Last week finally saw the UK Prime Minister tender her resignation sparking a Leadership challenge within the Conservative party. Her tenure will not be fondly remembered in UK history as she led the party through the unsuccessful Brexit negotiations and seen her parties populism fall both internally and externally and the countries global stature slip as the endured unsuccessful negotiations with the EU whilst always appearing underprepared and underskilled to achieve what the country had originally voted for. With the October deadline looming for the finalization of a Brexit deal there will now be a short Leadership contest with 8 Conservative MP’s putting themselves in the frame. The front runner is Boris Johnson who immediately announced his intention to run, sparking concerns from the market as he declared we will leave in October with or without a deal.
The last few weeks have brought the Pound under significant pressure as it completed nearly 2 weeks of consecutive depreciation versus the US Dollar. Whilst the US has enjoyed strength in that time it is without question that the rise of hard-line No-deal populism is of course a concern, as well as the concern over finding a Prime Minister who is capable of negotiating a strong deal for the UK’s departure, a situation highlighted in the fact Dominic Raab is running for PM, having resigned from his post of Chief Brexit negotiator to the EU under Theresa May as he felt he couldn’t get anywhere. The EU elections also highlighted an issue that Westminster has been “parking” as in Scotland, the Scottish Nationalist Party won in all but one region, as Scot’s showed defiance to Parliament, and cements validity for a second independence referendum, potentially further diminishing the UK’s collective strength.
Over the weekend US President Donald Trump was in Japan where he was discussing a trade deal between the countries. In his signature Twitter updates he alluded to the fact that the talks went well between the nations. As tensions between the US and China grow and stocks retreat and flight to comfort investment surges, it appears Trump is intent on prioritising other international trade deals (Firstly Canada and now Japan) ahead of China, however without question this deal remains the largest and most important. How both economies are progressing as the deal hits this stumbling bloc will be telling, so Thursdays release of US GDP and Friday brings Chinese Manufacturing Data which will both play a significant role in market direction.

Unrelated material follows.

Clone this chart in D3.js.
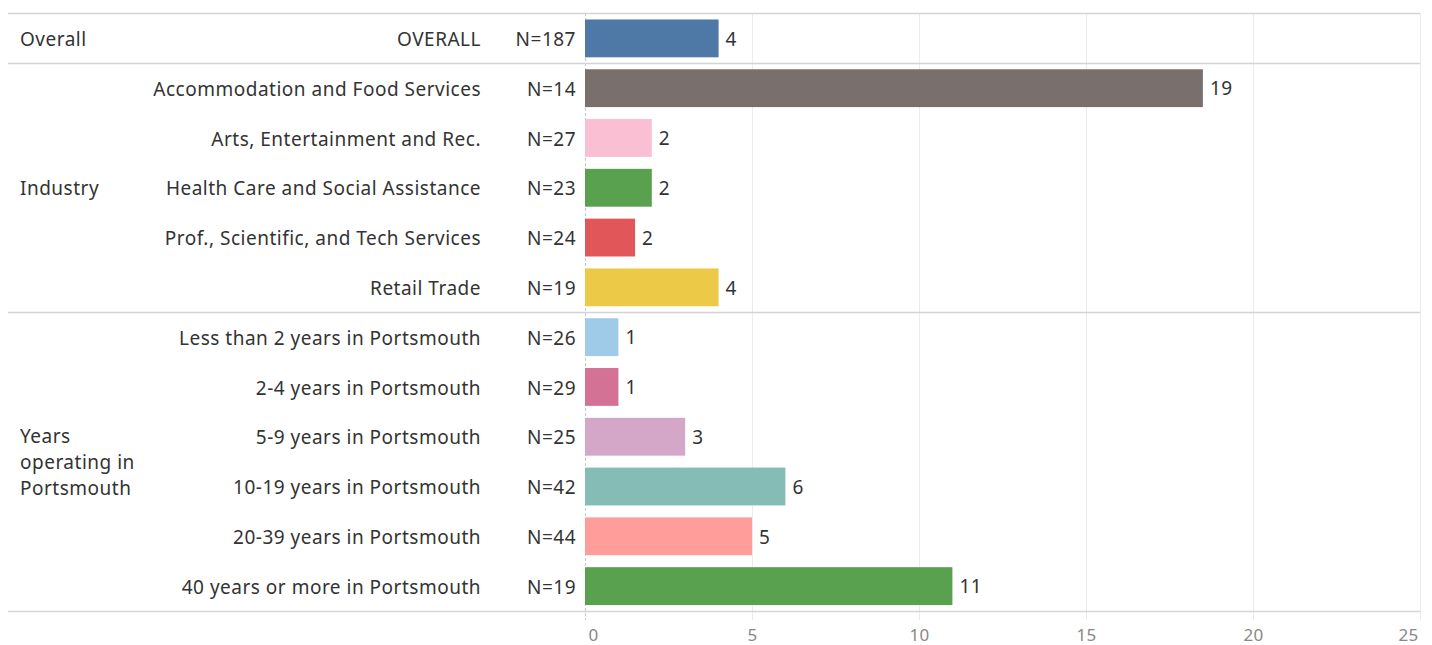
<!DOCTYPE html>
<meta charset="utf-8" />
<title>Bar chart by group</title>
<style>
  body { margin: 0; background: #fff; }
  text { font-family: "Noto Sans", sans-serif; fill: #333; }
  .lbl { font-size: 19px; letter-spacing: 0.5px; }
  .tick text { fill: #888; font-size: 17px; letter-spacing: 0.3px; }
</style>
<body>
<script src="https://cdn.jsdelivr.net/npm/d3@7"></script>
<script>
  // data
  var groups = ["Overall", "Industry", "Years operating in Portsmouth"];
  var categories = [
    "OVERALL",
    "Accommodation and Food Services",
    "Arts, Entertainment and Rec.",
    "Health Care and Social Assistance",
    "Prof., Scientific, and Tech Services",
    "Retail Trade",
    "Less than 2 years in Portsmouth",
    "2-4 years in Portsmouth",
    "5-9 years in Portsmouth",
    "10-19 years in Portsmouth",
    "20-39 years in Portsmouth",
    "40 years or more in Portsmouth"
  ];
  var categoryGroup = [0, 1, 1, 1, 1, 1, 2, 2, 2, 2, 2, 2];
  var counts = [187, 14, 27, 23, 24, 19, 26, 29, 25, 42, 44, 19];
  var values = [4, 18.5, 2, 2, 1.5, 4, 1, 1, 3, 6, 5, 11];
  var colors = ["#4e79a7", "#79706e", "#fabfd2", "#59a14f", "#e15759", "#edc948",
                "#a0cbe8", "#d37295", "#d4a6c8", "#86bcb6", "#ff9d9a", "#59a14f"];
  var xTicks = [0, 5, 10, 15, 20, 25];

  var width = 1432, height = 645;
  var plotTop = 13, plotBottom = 611;
  var plotLeft = 585, plotRight = 1420;

  var svg = d3.select("body").append("svg")
    .attr("width", width)
    .attr("height", height);

  var x = d3.scaleLinear().domain([0, 25]).range([plotLeft, plotRight]);
  var y = d3.scaleBand().domain(d3.range(categories.length))
    .range([plotTop + 0.5, plotBottom]).paddingInner(0.24).paddingOuter(0.12);

  // vertical gridlines
  svg.selectAll(".grid").data(xTicks.slice(1)).enter().append("line")
    .attr("x1", function (d) { return Math.round(x(d)) + 0.5; })
    .attr("x2", function (d) { return Math.round(x(d)) + 0.5; })
    .attr("y1", plotTop).attr("y2", plotBottom + 9)
    .attr("stroke", "#ebebeb").attr("stroke-width", 1);

  // zero line
  svg.append("line")
    .attr("x1", x(0) + 0.5).attr("x2", x(0) + 0.5)
    .attr("y1", plotTop).attr("y2", plotBottom + 9)
    .attr("stroke", "#c8c8c8").attr("stroke-dasharray", "3,2");

  // group separators
  var half = y.step() * y.paddingInner() / 2;
  var seps = [plotTop, y(1) - half, y(6) - half, plotBottom];
  svg.selectAll(".sep").data(seps).enter().append("line")
    .attr("x1", 8).attr("x2", plotRight)
    .attr("y1", function (d) { return Math.round(d) + 0.5; })
    .attr("y2", function (d) { return Math.round(d) + 0.5; })
    .attr("stroke", "#d4d4d4").attr("stroke-width", 1.5);

  // bars
  svg.selectAll(".bar").data(values).enter().append("rect")
    .attr("x", x(0))
    .attr("y", function (d, i) { return y(i); })
    .attr("width", function (d) { return x(d) - x(0); })
    .attr("height", y.bandwidth())
    .attr("fill", function (d, i) { return colors[i]; });

  // value labels
  svg.selectAll(".val").data(values).enter().append("text")
    .attr("class", "lbl")
    .attr("x", function (d) { return x(d) + 7; })
    .attr("y", function (d, i) { return y(i) + y.bandwidth() / 2; })
    .attr("dy", "0.38em")
    .text(function (d) { return Math.round(d); });

  // category labels
  svg.selectAll(".cat").data(categories).enter().append("text")
    .attr("class", "lbl")
    .attr("x", 481)
    .attr("y", function (d, i) { return y(i) + y.bandwidth() / 2; })
    .attr("dy", "0.4em")
    .attr("text-anchor", "end")
    .text(function (d) { return d; });

  // N labels
  svg.selectAll(".n").data(counts).enter().append("text")
    .attr("class", "lbl")
    .attr("x", 576)
    .attr("y", function (d, i) { return y(i) + y.bandwidth() / 2; })
    .attr("dy", "0.4em")
    .attr("text-anchor", "end")
    .text(function (d) { return "N=" + d; });

  // group labels
  var groupLines = [["Overall"], ["Industry"], ["Years", "operating in", "Portsmouth"]];
  groupLines.forEach(function (lines, g) {
    var idx = categoryGroup.map(function (c, i) { return c === g ? i : -1; })
      .filter(function (i) { return i >= 0; });
    var cy = (y(idx[0]) + y(idx[idx.length - 1]) + y.bandwidth()) / 2;
    var t = svg.append("text").attr("class", "lbl").attr("x", 20);
    lines.forEach(function (l, k) {
      t.append("tspan").attr("x", 20)
        .attr("y", cy + (k - (lines.length - 1) / 2) * 26)
        .attr("dy", "0.4em")
        .text(l);
    });
  });

  // axis
  var axis = svg.append("g")
    .attr("transform", "translate(0," + (plotBottom + 16) + ")")
    .call(d3.axisBottom(x).tickValues(xTicks).tickSize(0).tickPadding(2));
  axis.select(".domain").remove();
  axis.selectAll(".tick text")
    .attr("text-anchor", function (d, i) { return i === 0 ? "start" : i === xTicks.length - 1 ? "end" : "middle"; })
    .attr("dx", function (d, i) { return i === 0 ? 3 : i === xTicks.length - 1 ? -2 : 0; })
    .style("font-family", "'Noto Sans', sans-serif");
</script>
</body>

Wednesday - ANZ Business confidence from Australia and New Zealands Governer Orr speaks at the start of the session. Up next is French CPI and GDP before German Unemployment. In the afternoon at 3pm the Bank of Canada interest rate descision, where forecasts show expectation of rates remaining at 1.75%.
Friday - First up we have Chinese Manufacturing and non-manufacturing PMI Data. In the European morning we have UK Mortgage Approvals and net-lending data. In the US session we get Canadian GDP, as well as US Personal Spending and Personal Income and Chicago PMI’s.